Abolitionism - France

France

In 1315, Louis X, king of France, published a decree proclaiming that "France signifies freedom" and that any slave setting foot on the French ground should be freed. This prompted subsequent governments to circumscribe slavery in the overseas colonies.

As in other "New World" colonies, the French relied on the Atlantic slave trade for labor for their sugar cane plantations in their Caribbean colonies. The French West Indies included Anguilla (briefly), Antigua and Barbuda (briefly), Dominica, Dominican Republic, Grenada, Haïti, Montserrat (briefly), Saint Lucia, Saint Vincent and the Grenadines, Sint Eustatius (briefly), St Kitts and Nevis (St Kitts, but not Nevis), Trinidad and Tobago (Tobago only), Saint Croix (briefly), Saint-Barthélemy (until 1784 when became Swedish for nearly a century), the northern half of Saint Martin, and the current French overseas départements of Martinique and Guadeloupe in the Caribbean sea.

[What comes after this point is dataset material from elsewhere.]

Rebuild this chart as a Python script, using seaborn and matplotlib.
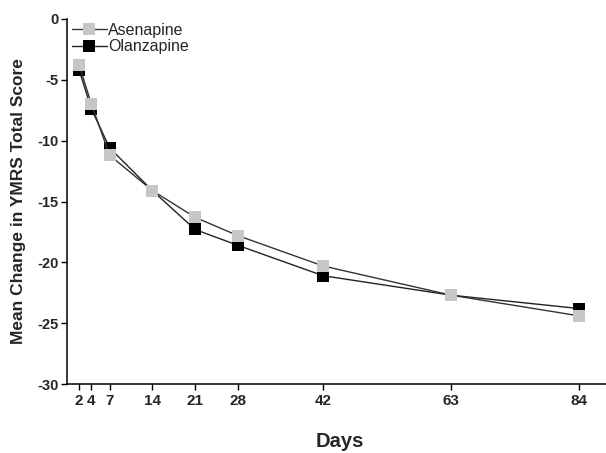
import matplotlib
matplotlib.use('Agg')
import matplotlib.pyplot as plt
import pandas as pd
import seaborn as sns

days = [2, 4, 7, 14, 21, 28, 42, 63, 84]
asenapine = [-3.8, -7.0, -11.2, -14.1, -16.3, -17.8, -20.3, -22.7, -24.4]
olanzapine = [-4.2, -7.4, -10.6, -14.1, -17.3, -18.6, -21.1, -22.7, -23.8]
y_ticks = [0, -5, -10, -15, -20, -25, -30]

sns.set_theme(style='ticks')
plt.rcParams['font.family'] = ['Liberation Sans', 'DejaVu Sans']
plt.rcParams['axes.unicode_minus'] = False

df_a = pd.DataFrame({'Days': days, 'Change': asenapine})
df_o = pd.DataFrame({'Days': days, 'Change': olanzapine})

fig = plt.figure(figsize=(6.06, 4.53), dpi=100)
ax = fig.add_axes([67 / 606, 69 / 453, 1 - 67 / 606, 365 / 453])

# olanzapine first so the grey squares sit on top, as in the original
sns.lineplot(data=df_o, x='Days', y='Change', ax=ax, color='#222222', lw=1.0,
             marker='s', markersize=8.5, markerfacecolor='black',
             markeredgecolor='black', markeredgewidth=0, label='Olanzapine')
sns.lineplot(data=df_a, x='Days', y='Change', ax=ax, color='#333333', lw=1.0,
             marker='s', markersize=8.5, markerfacecolor='#c6c6c6',
             markeredgecolor='#c6c6c6', markeredgewidth=0, label='Asenapine')

ax.set_xlim(0, 88.4)
ax.set_ylim(-30, 0)
ax.set_xticks(days)
ax.set_xticklabels([str(d) for d in days], fontweight='bold', fontsize=11)
ax.set_yticks(y_ticks)
ax.set_yticklabels([str(v) for v in y_ticks], fontweight='bold', fontsize=10.5)
ax.tick_params(direction='out', length=4, width=1, color='black', pad=2)
ax.tick_params(axis='x', pad=3.5)

sns.despine(ax=ax)
for s in ['left', 'bottom']:
    ax.spines[s].set_color('black')
    ax.spines[s].set_linewidth(1.1)

ax.set_xlabel('Days', fontsize=14.5, fontweight='bold')
ax.set_ylabel('Mean Change in YMRS Total Score', fontsize=12.5, fontweight='bold')
ax.xaxis.set_label_coords((340 - 67) / 539, -48 / 365)
ax.yaxis.set_label_coords(-41 / 539, 0.5)

handles, labels = ax.get_legend_handles_labels()
order = [labels.index('Asenapine'), labels.index('Olanzapine')]
ax.legend([handles[i] for i in order], [labels[i] for i in order],
          loc='upper left', bbox_to_anchor=(-0.012, 1.02), frameon=False,
          fontsize=11.5, handlelength=2.2, handletextpad=0.1,
          labelspacing=0.1, borderaxespad=0.3)

fig.savefig('out.png', dpi=100)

In addition, French colonists in La Louisiane in North America held slaves, particularly in the South around New Orleans, where they established sugar cane plantations. Over time in all these areas, a class of free people of color developed, many of whom became educated and property owners.

Louis XIV's Code Noir regulated the slave trade and institution in the colonies. Any slave brought to Metropolitan France would be immediately considered free. Although the Code Noir authorized and codified corporal punishment against slaves under certain conditions, it forbid slave owners to torture them and encouraged them to instruct them. It was instrumental in asserting that Africans were human beings, endowed with a soul.

During the Age of Enlightenment, many philosophers wrote pamphlets against slavery and its moral and economical justifications, including Montesquieu in The Spirit of the Laws (1748) or in the Encyclopédie In 1788, Jacques Pierre Brissot founded the Society of the Friends of the Blacks (Société des Amis des Noirs) to work for abolition of slavery.

After the Revolution, on 4 April 1792, France granted free people of color full citizenship.

The revolt of slaves in the largest French colony of Saint-Domingue in 1791 was the beginning of what became the Haïtian Revolution led by Toussaint L'Ouverture. Rebellion swept through the north of the island, and many whites and free people of color were killed, as well as slaves. Slavery was first abolished in 1793 in St. Domingue by Sonthonax, a French Commissioner sent by the Convention in order to safeguard the allegiance of the population to revolutionary France.